Il momento della fine del gioco o della coccola va preannunciato dicendo, per esempio, che fra dieci minuti dovrà tornare nel suo lettino, poi lo ripeterai dopo cinque minuti, poi, finito il tempo, anche se a te sembrerà di essere esageratamente rigida, dovrai essere coerente con quanto preannunciato e dovrai portare il bimbo nel suo letto in ogni caso.
Aspettati, ovviamente, grosse tragedie, ma sappi che negli urli di protesta di un bimbo, molto dipende dal sentimento di frustrazione per non essere accontentato, anche se l’intensità del pianto farebbe pensare a una vera disperazione. L’esperienza della frustrazione, quando necessaria e non eccessiva e soprattutto quando durante il giorno vi sono molti momenti gratificanti, è utile per la crescita dell’autonomia del bimbo e non va evitata.

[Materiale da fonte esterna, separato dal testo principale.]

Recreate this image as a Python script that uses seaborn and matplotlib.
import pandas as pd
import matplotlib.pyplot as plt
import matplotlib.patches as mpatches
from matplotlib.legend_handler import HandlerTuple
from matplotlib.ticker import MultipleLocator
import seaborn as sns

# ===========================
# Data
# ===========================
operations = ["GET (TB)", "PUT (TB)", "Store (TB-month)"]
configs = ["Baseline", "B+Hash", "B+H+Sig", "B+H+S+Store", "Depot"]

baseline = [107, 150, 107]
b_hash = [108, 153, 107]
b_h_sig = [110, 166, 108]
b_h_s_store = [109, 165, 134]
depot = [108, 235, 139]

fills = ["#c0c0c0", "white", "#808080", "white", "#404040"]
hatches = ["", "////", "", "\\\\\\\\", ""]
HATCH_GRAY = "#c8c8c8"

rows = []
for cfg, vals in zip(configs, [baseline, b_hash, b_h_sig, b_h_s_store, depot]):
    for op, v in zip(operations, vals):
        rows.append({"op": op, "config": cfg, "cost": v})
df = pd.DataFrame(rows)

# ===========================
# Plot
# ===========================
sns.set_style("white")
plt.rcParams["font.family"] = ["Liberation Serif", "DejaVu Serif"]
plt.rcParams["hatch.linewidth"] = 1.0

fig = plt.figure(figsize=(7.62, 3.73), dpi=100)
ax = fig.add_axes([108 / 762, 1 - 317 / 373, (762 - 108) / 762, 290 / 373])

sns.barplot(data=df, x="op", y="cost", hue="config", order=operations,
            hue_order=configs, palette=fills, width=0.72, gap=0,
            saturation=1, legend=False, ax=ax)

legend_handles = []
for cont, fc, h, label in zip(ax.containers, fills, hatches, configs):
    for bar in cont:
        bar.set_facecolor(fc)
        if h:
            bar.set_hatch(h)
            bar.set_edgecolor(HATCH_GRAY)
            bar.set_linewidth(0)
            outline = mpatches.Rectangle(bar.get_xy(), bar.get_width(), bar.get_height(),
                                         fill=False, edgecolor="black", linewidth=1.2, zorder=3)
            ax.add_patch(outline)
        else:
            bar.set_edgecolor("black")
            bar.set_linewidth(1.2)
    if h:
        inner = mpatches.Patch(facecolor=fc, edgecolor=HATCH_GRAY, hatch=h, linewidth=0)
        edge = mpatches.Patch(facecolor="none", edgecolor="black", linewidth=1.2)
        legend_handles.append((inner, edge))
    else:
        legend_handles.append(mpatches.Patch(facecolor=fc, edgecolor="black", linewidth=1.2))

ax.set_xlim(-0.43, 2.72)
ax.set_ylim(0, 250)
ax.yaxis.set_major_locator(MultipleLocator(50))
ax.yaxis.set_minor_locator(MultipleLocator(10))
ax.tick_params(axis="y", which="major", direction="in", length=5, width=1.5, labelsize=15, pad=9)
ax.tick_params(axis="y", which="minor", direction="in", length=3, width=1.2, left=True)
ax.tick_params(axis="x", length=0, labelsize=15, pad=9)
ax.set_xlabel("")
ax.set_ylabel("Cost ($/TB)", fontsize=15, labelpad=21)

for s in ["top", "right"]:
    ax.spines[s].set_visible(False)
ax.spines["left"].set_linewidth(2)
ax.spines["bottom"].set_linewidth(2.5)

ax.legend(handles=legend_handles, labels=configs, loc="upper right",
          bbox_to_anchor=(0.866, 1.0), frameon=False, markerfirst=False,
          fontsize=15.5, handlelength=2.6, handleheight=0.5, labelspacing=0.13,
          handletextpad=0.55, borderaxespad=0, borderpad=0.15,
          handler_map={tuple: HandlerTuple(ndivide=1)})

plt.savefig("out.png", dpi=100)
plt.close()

Vedrai che se saprai tenere duro e sarai convinta di andare nella giusta direzione, il miglioramento del comportamento del bimbo non si farà attendere e se così sarà, nulla vieta di premiarlo e di lodarlo ogni volta che si comporta bene.
Però ti consiglio di farti aiutare in questo cammino educativo: tutta la famiglia si deve responsabilizzare in questo senso, compresi i papà, che sono, sì, molto più impegnati e coinvolti di un tempo nell’accudimento dei figli anche in tenerissima età, ma che non devono mai dimenticarsi che questo loro atteggiamento di disponibilità non li esime dallo svolgere il loro ruolo insostituibile di padri, idonei ad accompagnare e affiancare il figlio soprattutto nei momenti più critici di crescita della sua personalità: cambiare i pannolini, dare la pappa e fare la spesa sono gesti teneri ed encomiabili che per troppi secoli sono stati delegati unicamente alle figure femminili della famiglia, ma questo non significa che chi si comporta in modo tanto disponibile sia esentato dai precipui doveri del suo ruolo di padre che, comunque, delle regole e dei no è giusto che impari a dettare.